Sedans are more fuel efficient. Sedans usually weigh hundreds of pounds less than SUVs. And they are far more aerodynamic — a critical advantage for fuel economy. Sedans can typically beat a comparable SUV by several miles per gallon. A midsize non-hybrid Honda Accord gets up to 30 mpg city and 38 highway, while a compact Honda CR-V is rated at 28 city, 34 highway. (The two models have identical passenger volume.) The CR-V is one of the best SUVs on the market, and its mileage is very good. But the Accord is better yet.
Sedans cost less. The price difference between a sedan and SUV can be thousands of dollars, plus don't forget the additional interest costs over the life of a car loan. In 2020, before it was discontinued in the U.S., the Ford Fusion’s starting price was $23,170. A compact Ford Escape, which has similar passenger volume, cost $1,700 more that year, at $24,885. The Escape in 2022 now costs $26,760. The average transaction price for a new vehicle today is over $45,000 — that's due in part to high demand and scarce supply, but also because expensive SUVs and trucks have come to dominate sales.

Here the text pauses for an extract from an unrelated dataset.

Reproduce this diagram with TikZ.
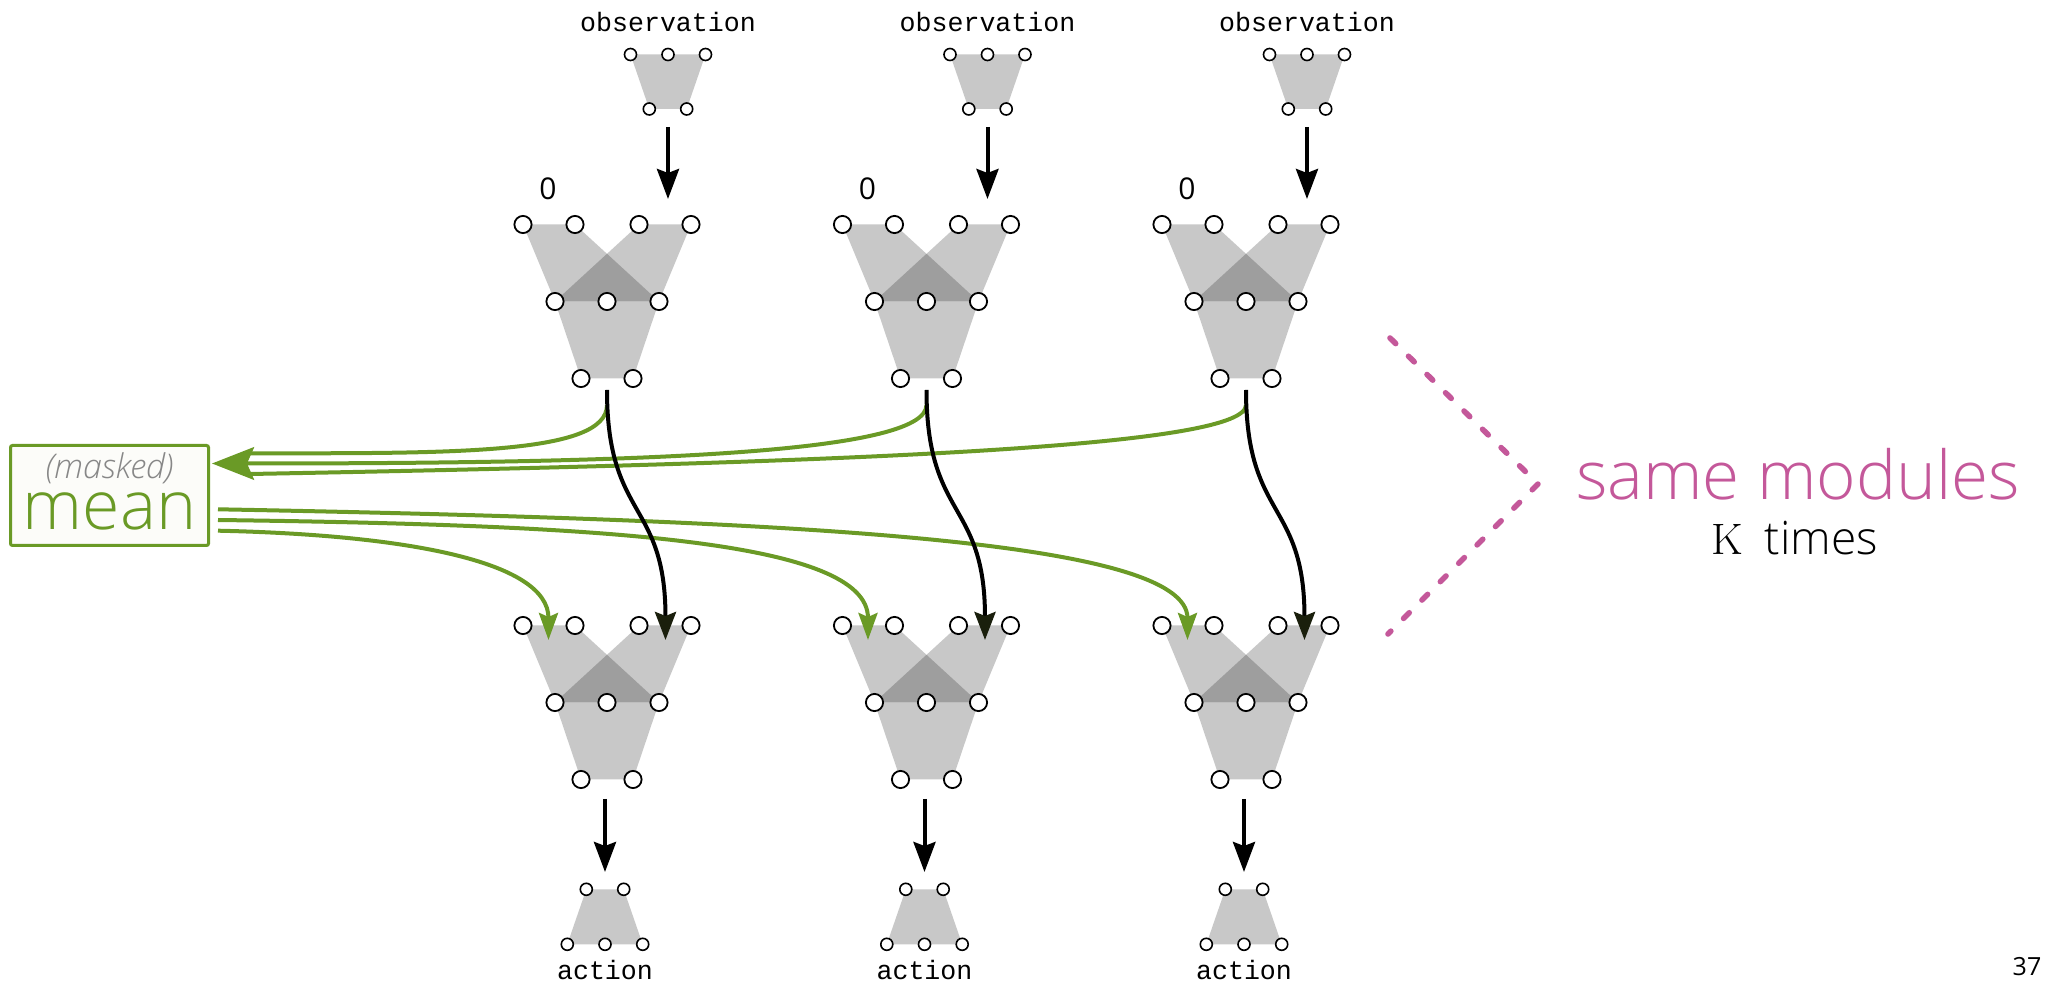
\documentclass[tikz,border=0pt]{standalone}
\usepackage{fontspec}
\newfontfamily\sansfont{Open Sans}
\newfontfamily\lightfont{Open Sans Light}
\newfontfamily\codefont{Liberation Mono}
\usetikzlibrary{arrows.meta}

\definecolor{modgray}{HTML}{C8C8C8}
\definecolor{moddark}{HTML}{9E9E9E}
\definecolor{meangreen}{HTML}{6A9A26}
\definecolor{modpink}{HTML}{C4589A}
\definecolor{darkolive}{HTML}{1A1F0C}
\definecolor{boxfill}{HTML}{FCFCF9}

% two-layer module: two crossing trapezoids over a third one
\newcommand\bigmod[3]{%
  \begin{scope}[shift={(#2,#3)}]
    \fill[modgray] (-84,0) -- (-32,0) -- (52,77) -- (-52,77) -- cycle;
    \fill[modgray] (32,0) -- (84,0) -- (52,77) -- (-52,77) -- cycle;
    \fill[modgray] (-52,77) -- (52,77) -- (26,154) -- (-26,154) -- cycle;
    \fill[moddark] (-52,77) -- (52,77) -- (0,29.3) -- cycle;
    \node[port] (#1c1) at (-84,0) {};
    \node[port] (#1c2) at (-32,0) {};
    \node[port] (#1c3) at (32,0) {};
    \node[port] (#1c4) at (84,0) {};
    \node[port] (#1m1) at (-52,77) {};
    \node[port] (#1m2) at (0,77) {};
    \node[port] (#1m3) at (52,77) {};
    \node[port] (#1b1) at (-26,154) {};
    \node[port] (#1b2) at (26,154) {};
  \end{scope}}

% encoder: three inputs, two outputs
\newcommand\encmod[3]{%
  \begin{scope}[shift={(#2,#3)}]
    \fill[modgray] (-37.5,0) -- (37.5,0) -- (18.7,54.5) -- (-18.7,54.5) -- cycle;
    \node[smallport] (#1t1) at (-37.5,0) {};
    \node[smallport] (#1t2) at (0,0) {};
    \node[smallport] (#1t3) at (37.5,0) {};
    \node[smallport] (#1b1) at (-18.7,54.5) {};
    \node[smallport] (#1b2) at (18.7,54.5) {};
  \end{scope}}

% decoder: two inputs, three outputs
\newcommand\decmod[3]{%
  \begin{scope}[shift={(#2,#3)}]
    \fill[modgray] (-18.7,0) -- (18.7,0) -- (37.7,55) -- (-37.7,55) -- cycle;
    \node[smallport] (#1t1) at (-18.7,0) {};
    \node[smallport] (#1t2) at (18.7,0) {};
    \node[smallport] (#1b1) at (-37.7,55) {};
    \node[smallport] (#1b2) at (0,55) {};
    \node[smallport] (#1b3) at (37.7,55) {};
  \end{scope}}

\begin{document}
\begin{tikzpicture}[x=0.5pt,y=-0.5pt,
  port/.style={circle,draw=black,fill=white,line width=0.9pt,inner sep=0pt,minimum size=8.6pt},
  smallport/.style={circle,draw=black,fill=white,line width=0.8pt,inner sep=0pt,minimum size=6pt},
  codetext/.style={font=\codefont\fontsize{13.3pt}{16pt}\selectfont},
  blackline/.style={draw=black,line width=2pt},
  blackarrow/.style={blackline,-{Stealth[length=15pt,width=11pt,inset=2pt]}},
  oliveheadarrow/.style={blackline,-{Stealth[length=14pt,width=10.5pt,inset=2pt,fill=darkolive,color=darkolive]}},
  greenline/.style={draw=meangreen,line width=2pt},
  greenarrow/.style={greenline,-{Stealth[length=13.5pt,width=9.5pt,inset=2pt]}},
  meanhead/.style={greenline,-{Stealth[length=21pt,width=16.3pt,inset=3.5pt]}},
  meanbox/.style={draw=meangreen,line width=1.5pt,fill=boxfill,rounded corners=1pt,
    minimum width=99pt,minimum height=50pt,inner sep=0pt},
  pinkdash/.style={draw=modpink,line width=2.8pt,line cap=round,dash pattern=on 4pt off 9pt}
]
\useasboundingbox (0,0) rectangle (2047,983);

\foreach \i/\cx in {1/607,2/926.5,3/1246}{
  % input encoder and its label
  \node[codetext] (obs\i) at (\cx+61,22) {observation};
  \encmod{e\i}{\cx+61}{54.5}
  % first and second layers
  \bigmod{u\i}{\cx}{224.5}
  \bigmod{l\i}{\cx}{625.5}
  \node[font=\sansfont\fontsize{15pt}{18pt}\selectfont] (zero\i) at (\cx-59,189) {0};
  % output decoder and its label
  \decmod{d\i}{\cx-2}{889.3}
  \node[codetext] (act\i) at (\cx-2,970) {action};
  % connector end points
  \coordinate (e\i-out) at (\cx+61,127);
  \coordinate (u\i-in) at (\cx+61,199);
  \coordinate (u\i-out) at (\cx,390);
  \coordinate (u\i-tap) at (\cx,405);
  \coordinate (l\i-inL) at (\cx-58.5,640);
  \coordinate (l\i-inR) at (\cx+58.5,640);
  \coordinate (l\i-out) at (\cx-2,799);
  \coordinate (d\i-in) at (\cx-2,872);
}

% pooling box
\node[meanbox] (mean) at (109.5,495.5) {};
\node[anchor=base,inner sep=0pt,text depth=0pt,text=black!47,font=\lightfont\itshape\fontsize{17pt}{20pt}\selectfont] (masked) at (109.5,479) {(masked)};
\node[anchor=base,inner sep=0pt,text height=18.5pt,text=meangreen,font=\lightfont\fontsize{34pt}{40pt}\selectfont] (meantxt) at (109.5,530) {mean};

\coordinate (mean-in1) at (250,453.3);
\coordinate (mean-in2) at (212,463.5);
\coordinate (mean-in3) at (250,474);
\coordinate (mean-out1) at (218,509.3);
\coordinate (mean-out2) at (218,520);
\coordinate (mean-out3) at (218,530.7);

% first-layer outputs gathered into the mean
\draw[greenline] (u1-tap) .. controls +(0,50) and +(200,0) .. (mean-in1);
\draw[greenline] (u3-tap) .. controls +(0,40) and +(650,-12) .. (mean-in3);
\draw[meanhead] (u2-tap) .. controls +(0,50) and +(410,0) .. (mean-in2);

% mean broadcast back to the second layer
\draw[greenarrow] (mean-out1) .. controls +(582,11) and +(0,-100) .. (l3-inL);
\draw[greenarrow] (mean-out2) .. controls +(382,5) and +(0,-100) .. (l2-inL);
\draw[greenarrow] (mean-out3) .. controls +(182,4) and +(0,-80) .. (l1-inL);

% per-agent data flow
\foreach \i in {1,2,3}{
  \draw[blackarrow] (e\i-out) -- (u\i-in);
  \draw[oliveheadarrow] (u\i-out) .. controls +(0,130) and +(0,-140) .. (l\i-inR);
  \draw[blackarrow] (l\i-out) -- (d\i-in);
}

% bracket and annotation
\draw[pinkdash] (1390,338) -- (1538,484) -- (1388,634);
\node[anchor=base,text=modpink,font=\lightfont\fontsize{33.7pt}{40pt}\selectfont] (same) at (1798,500) {same modules};
\node[anchor=base,font=\lightfont\fontsize{23pt}{28pt}\selectfont] (times) at (1794.5,555) {{\normalfont\fontsize{22pt}{26pt}\selectfont K}\hspace{11pt}times};

\node[font=\sansfont\fontsize{12.5pt}{15pt}\selectfont] (page) at (2027,967) {37};
\end{tikzpicture}
\end{document}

Sedans have trunks, where you can safely store your belongings, declutter your passenger cabin and hide valuables from the bad guys.
Sedans have quieter cabins. The three-box design means road noise from the rear wheels is isolated in the trunk, as opposed to the open cargo area of an SUV.
Sedans are better-looking. Have you noticed how SUVs look a lot alike? It’s harder for designers to make their two-box body style distinctive, which may be why we’re seeing a flurry of “coupe” sloped-roof SUVs hitting the market, or the “floating roof” trend. The sedan format has been the basis of distinctive and varied automotive designs for 100 years.
A sedan isn’t perfect. It can’t always haul large cargo items like an SUV (or station wagon) can. Buyers often say they want a truck or SUV for its ride height and “commanding view” of traffic, and a sedan can’t offer that. Though when many, if not most, of the vehicles that surround you are also elevated, that perceived advantage is canceled out. Buyers also say they want an SUV for all-wheel drive, which for many people in many parts of the country is buying for an extreme use case. Few SUVs ever actually go off-road, and FWD cars perform admirably in snow. But if AWD is truly needed, many sedans offer it.
Future of the sedan
The public might yet come back around. For one thing, the conversion to electric powertrains makes intriguing new designs possible. EV powertrains take up less room, so they free up greater interior passenger volume. Also, high gas prices and the scarcity of more popular vehicles might cause buyers to take a second look at sedans.
And, as the current car-buying generation ages out, market research hints at why so many automakers are bucking market trends and keeping sedans in their lineup. SUV buyers tend to skew a bit older, and a 2019 study by Nissan showed that millennials are overwhelmingly interested in sedans. It seems like nobody wants to drive what their parents drove. But they might just wind up driving the kind of cars their grandparents once enjoyed.